Voici un film qu'il m'est bien difficile de noter, tant le véritable sujet de fond est on ne peut plus sensible. Présenté comme un biopic sur le parcours du Colonel Paul Tibbets (le commandant du bombardier qui largua la 1ère bombe atomique de l'histoire) et les mois précédents le bombardement d'Hiroshima, le film fut tourné avec l'assentiment et les informations fournies par le gouvernement Américain.
Mais ne vous attendez pas à y trouver les détails techniques pour concevoir vous-même une bombe dans votre cabane « au fond du jardin ». Car au total vous n'apprendrez pas grand chose sur le plan technique, politique ou stratégique sur les événements qui ont précédés l'attaque du 6 aout 1945.
Fait rare, le titre choisi pour la version française est plus proche du contenu "Le grand secret". Et effectivement le thème principal de ce film est le "secret" : sa pratique, sa gestion, son poids et ses conséquences (toute mesure gardée évidemment). Le secret autour des activités du Colonel Tibbets et de sa base navale perdue au fin fond de l'Utah va représenter l'unique et véritable ressort dramatique du film.
Les 2 réalisateurs, qui sont aussi les auteurs du scénario, n'ont pas du avoir beaucoup d'informations de la part des services de la défense américaine. Maigrement fourni, le scénario à pris volontairement le parti d'humaniser, à tout prix, les protagonistes de ce mélodrame.
Et comment humaniser la déshumanisation ? En parlant d'amour évidemment !
Le film va donc se concentrer sur le couple Tibbets et leurs petites têtes blondes. La vie conjugale est une gageure en soi. Les scénaristes du "Grand Secret" lui rendent un hommage bien mérité. Qu'est-ce donc que ces histoires de guerres mondiales, de bombes atomiques et de conflits quasi planétaires, à côté du défi d'un couple mis à mal par les soubresauts que l'Histoire (avec sa grande H) vient mettre entre cette femme et cet homme qui s'aiment ?
D'ailleurs Robert Taylor et Eleanor Parker sont relativement bons au regard du scénario qui leur est donné à jouer. La vie de caserne, les difficultés des épouses tenues à l'écart, les rares instants volés au "devoir patriotique" composent l'essentiel du récit.

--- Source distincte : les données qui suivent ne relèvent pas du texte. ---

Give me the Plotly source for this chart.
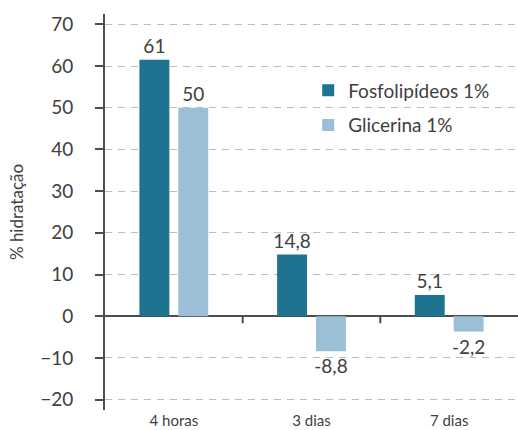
import plotly.graph_objects as go

categories = ["4 horas", "3 dias", "7 dias"]
fosfo_values = [61.5, 14.8, 5.1]
fosfo_labels = ["61", "14,8", "5,1"]
glic_values = [50.0, -8.4, -3.7]
glic_labels = ["50", "-8,8", "-2,2"]
y_ticks = [-20, -10, 0, 10, 20, 30, 40, 50, 60, 70]

FONT = "Lato, 'Open Sans', sans-serif"
TXT = "#404040"
AX = "#4d4d4d"

fig = go.Figure()
fig.add_trace(go.Bar(
    x=categories, y=fosfo_values, name="Fosfolipídeos 1%",
    marker=dict(color="#1d7390", line=dict(width=0)),
    text=fosfo_labels, textposition="outside", constraintext="none",
    textfont=dict(size=19, color=TXT, family=FONT),
    cliponaxis=False, legendgroup="a", hoverinfo="skip",
))
fig.add_trace(go.Bar(
    x=categories, y=glic_values, name="Glicerina 1%",
    marker=dict(color="#9bbfd6", line=dict(width=0)),
    text=glic_labels, textposition="outside", constraintext="none",
    textfont=dict(size=19, color=TXT, family=FONT),
    cliponaxis=False, legendgroup="b", hoverinfo="skip",
))

for xb in [0.5, 1.5]:
    fig.add_shape(type="line", xref="x", yref="y", x0=xb, x1=xb, y0=0, y1=-1.7,
                  line=dict(color=AX, width=2))

fig.update_layout(
    width=518, height=430,
    margin=dict(l=105, r=0, t=14, b=20),
    paper_bgcolor="white", plot_bgcolor="white",
    font=dict(family=FONT, color=TXT),
    barmode="group", bargap=0.435, bargroupgap=0.23,
    showlegend=True,
    legend=dict(x=0.492, y=0.855, xanchor="left", yanchor="top",
                font=dict(size=19, color=TXT, family=FONT),
                tracegroupgap=7, bgcolor="rgba(0,0,0,0)"),
    xaxis=dict(showline=False, showgrid=False, ticks="", zeroline=False,
               automargin=False,
               tickfont=dict(size=15, color=TXT, family=FONT)),
    yaxis=dict(range=[-22.5, 72.5], tickvals=y_ticks,
               automargin=False,
               showgrid=True, gridcolor="#bdbdbd", gridwidth=1, griddash="7px,6px",
               zeroline=True, zerolinecolor=AX, zerolinewidth=2,
               showline=True, linecolor=AX, linewidth=2,
               ticks="outside", ticklen=8, tickwidth=2, tickcolor=AX,
               ticklabelstandoff=18,
               tickfont=dict(size=19, color=TXT, family=FONT),
               title=dict(text="% hidratação", font=dict(size=17, color=TXT, family=FONT),
                          standoff=12)),
)

fig.write_html("out.html", config={"displayModeBar": False},
               post_script="document.body.style.margin='0';")
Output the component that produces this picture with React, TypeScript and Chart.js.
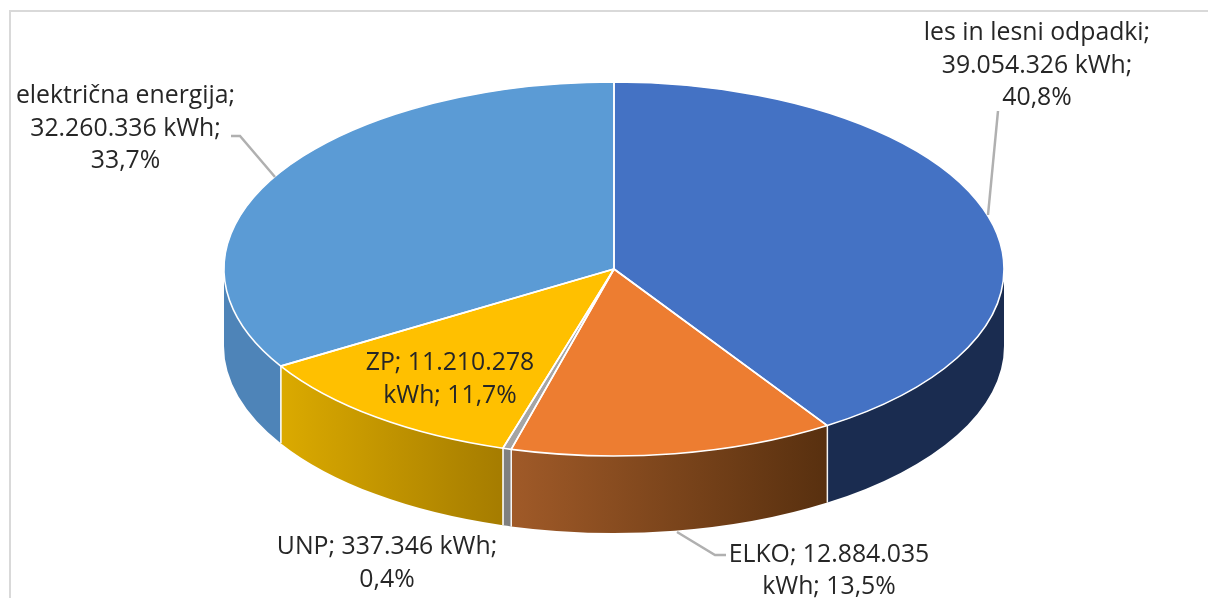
import React, { useEffect, useRef } from "react";
import { Chart, registerables } from "chart.js";

Chart.register(...registerables);

const categories = ["les in lesni odpadki", "ELKO", "UNP", "ZP", "električna energija"];
const valuesKwh = [39054326, 12884035, 337346, 11210278, 32260336];
const topColors = ["#4472c4", "#ed7d31", "#a5a5a5", "#ffc000", "#5b9bd5"];
const sideColorsFrom = ["#1a2c50", "#a05a28", "#7f7f7f", "#dbaa00", "#4e84b8"];
const sideColorsTo = ["#1a2c50", "#58300f", "#7f7f7f", "#a57c00", "#4e84b8"];
const labelLines = [
  ["les in lesni odpadki;", "39.054.326 kWh;", "40,8%"],
  ["ELKO; 12.884.035", "kWh; 13,5%"],
  ["UNP; 337.346 kWh;", "0,4%"],
  ["ZP; 11.210.278", "kWh; 11,7%"],
  ["električna energija;", "32.260.336 kWh;", "33,7%"],
];

const W = 1208;
const H = 598;
const CX = 614;
const CY = 269;
const RX = 390;
const RY = 187;
const DEPTH = 77;
const SQUASH = RY / RX;

const labelAnchors = [
  { x: 1037, y: [39.5, 72.5, 105] },
  { x: 829, y: [562, 594] },
  { x: 387, y: [554, 587] },
  { x: 450, y: [370, 403] },
  { x: 125.5, y: [103, 136, 168] },
];
const leaders = [
  [[998, 111], [988, 215]],
  [[677, 532], [715, 555], [726, 555]],
  [[231, 136], [240, 136], [275, 177]],
];

const pie3d = {
  id: "pie3d",
  beforeDatasetsDraw(chart: any) {
    const ctx = chart.ctx;
    const arcs = chart.getDatasetMeta(0).data;
    ctx.save();
    ctx.fillStyle = "#ffffff";
    ctx.fillRect(0, 0, W, H);
    ctx.strokeStyle = "#d9d9d9";
    ctx.lineWidth = 2;
    ctx.beginPath();
    ctx.moveTo(10, H);
    ctx.lineTo(10, 11);
    ctx.lineTo(W, 11);
    ctx.stroke();

    // Side wall of every slice that faces the viewer.
    arcs.forEach((arc: any, i: number) => {
      const start = Math.max(arc.startAngle, 0);
      const end = Math.min(arc.endAngle, Math.PI);
      if (end <= start) return;
      const xA = arc.x + RX * Math.cos(end);
      const xB = arc.x + RX * Math.cos(start);
      const grad = ctx.createLinearGradient(xA, 0, xB, 0);
      grad.addColorStop(0, sideColorsFrom[i]);
      grad.addColorStop(1, sideColorsTo[i]);
      ctx.fillStyle = grad;
      ctx.beginPath();
      ctx.ellipse(arc.x, arc.y, RX, RY, 0, start, end, false);
      ctx.ellipse(arc.x, arc.y + DEPTH, RX, RY, 0, end, start, true);
      ctx.closePath();
      ctx.fill();
      // Vertical seams between walls.
      ctx.strokeStyle = "rgba(255,255,255,0.85)";
      ctx.lineWidth = 1.5;
      [arc.startAngle, arc.endAngle].forEach((a: number) => {
        if (Math.sin(a) > 0.01) {
          const x = arc.x + RX * Math.cos(a);
          const y = arc.y + RY * Math.sin(a);
          ctx.beginPath();
          ctx.moveTo(x, y);
          ctx.lineTo(x, y + DEPTH);
          ctx.stroke();
        }
      });
    });
    ctx.restore();

    // Tilt the flat pie that the library draws next.
    ctx.save();
    ctx.translate(CX, CY);
    ctx.scale(1, SQUASH);
    ctx.translate(-CX, -CY);
  },
  afterDatasetsDraw(chart: any) {
    const ctx = chart.ctx;
    ctx.restore();
    const arcs = chart.getDatasetMeta(0).data;
    ctx.save();
    ctx.strokeStyle = "#ffffff";
    ctx.lineWidth = 1.6;
    ctx.lineJoin = "round";
    arcs.forEach((arc: any) => {
      ctx.beginPath();
      ctx.moveTo(arc.x, arc.y);
      ctx.ellipse(arc.x, arc.y, RX, RY, 0, arc.startAngle, arc.endAngle, false);
      ctx.closePath();
      ctx.stroke();
    });

    ctx.strokeStyle = "#b0b0b0";
    ctx.lineWidth = 2.5;
    ctx.lineJoin = "miter";
    leaders.forEach((pts) => {
      ctx.beginPath();
      pts.forEach(([x, y], k) => (k === 0 ? ctx.moveTo(x, y) : ctx.lineTo(x, y)));
      ctx.stroke();
    });

    ctx.fillStyle = "#262626";
    ctx.font = '24.8px "Open Sans", "Noto Sans", sans-serif';
    ctx.textAlign = "center";
    ctx.textBaseline = "alphabetic";
    labelLines.forEach((lines, i) => {
      lines.forEach((line, k) => {
        ctx.fillText(line, labelAnchors[i].x, labelAnchors[i].y[k]);
      });
    });
    ctx.restore();
  },
};

export default function App() {
  const ref = useRef<HTMLCanvasElement | null>(null);
  useEffect(() => {
    const chart = new Chart(ref.current as HTMLCanvasElement, {
      type: "pie",
      data: {
        labels: categories,
        datasets: [
          {
            data: valuesKwh,
            backgroundColor: topColors,
            borderWidth: 0,
            clip: false,
          } as any,
        ],
      },
      options: {
        responsive: false,
        animation: false,
        radius: RX,
        events: [],
        layout: { padding: { left: 2 * CX - W, right: 0, top: 0, bottom: H - 2 * CY } },
        plugins: { legend: { display: false }, tooltip: { enabled: false }, title: { display: false } },
      } as any,
      plugins: [pie3d],
    });
    return () => chart.destroy();
  }, []);
  return (
    <div style={{ position: "absolute", left: 0, top: 0, width: W, height: H, overflow: "hidden", background: "#fff" }}>
      <canvas ref={ref} width={W} height={H} style={{ display: "block" }} />
    </div>
  );
}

Quelques scènes prosaïques et autres disputes au sein du couple donnent un peu de relief au scénario qui patine dès qu'il s'agit de mettre en scène le "travail" de Tibbets. Ne pouvant rien dire (parce que c'est secret, on l'aura compris !) du quotidien et des occupations professionnelles de Robert Taylor, le spectateur est convié à s'ennuyer devant des montages vidéo montrant à quel point les "tests" et les "réglages" de ce petit "joujou" ont été "difficiles" et "héroïques".
L'amour est "Above et Beyond" tout (titre originel). Les producteurs n’ont laissé aucune place à ces "abscons" asiatiques qui s'agitent là-bas quelques part dans le Pacifique. L'amour, le couple, la famille, les enfants c'est bien au-dessus de ces milliers de Japonais effacés de la carte parce qu'ils ont eu la malchance d'habiter Hiroshima la douce à la météo trop clémente. L'important c'est que Robert Taylor et Eleanor Parker incarnent coûte que coûte le modèle indestructible de la famille occidentale prête à tous les sacrifices pour que survivent après eux une certaine idée de l'amour, de la famille, de l’occident… du monde, quoi !
Film d’amour, contrarié par la vocation militaire du mari sur fond de guerre mondiale, "Above et Beyond", est, sans l’assumer totalement, un film de propagande sous des airs de mélo grand-public. Expurgé des questions habituellement liés aux films de guerre, les auteurs produisent là un film d’une facture consensuelle (techniquement aussi).
Les Etats-Unis de 1952 n’étaient probablement pas encore prêtes à répondre des aspects philosophiques et humains de ce geste. Le film refuse donc, naturellement, de traiter du basculement de idée du combattant chevaleresque qui brandit devant lui un code d’honneur militaire vers une nouvelle forme totalitaire justifiant des frappes aveugles. A deux reprises dans le film sera posée, plus ou moins avec ces mots, la question suivante : « Si, aujourd’hui, en pressant sur un bouton et en tuant plusieurs milliers de personnes (dont des civils) vous pouviez épargner demain plusieurs millions de vies dans chaque camps, le feriez vous ? »
Demain n’étant pour moi qu’une idée théorique avançant au pas de l’incertitude et le moment présent le seul point d’ancrage estimable pour appuyer mes choix, j’aurais probablement répondu : Non. Mais la question ne m’a jamais été posée… pour l’instant. La vie n’est que cela : des instants. J’aime à penser qu’il n’y a pas, de par le monde, trop de Tibbets, prompts à penser les « lendemains» comme des récompenses dignes de n’importe quel prix… ou presque.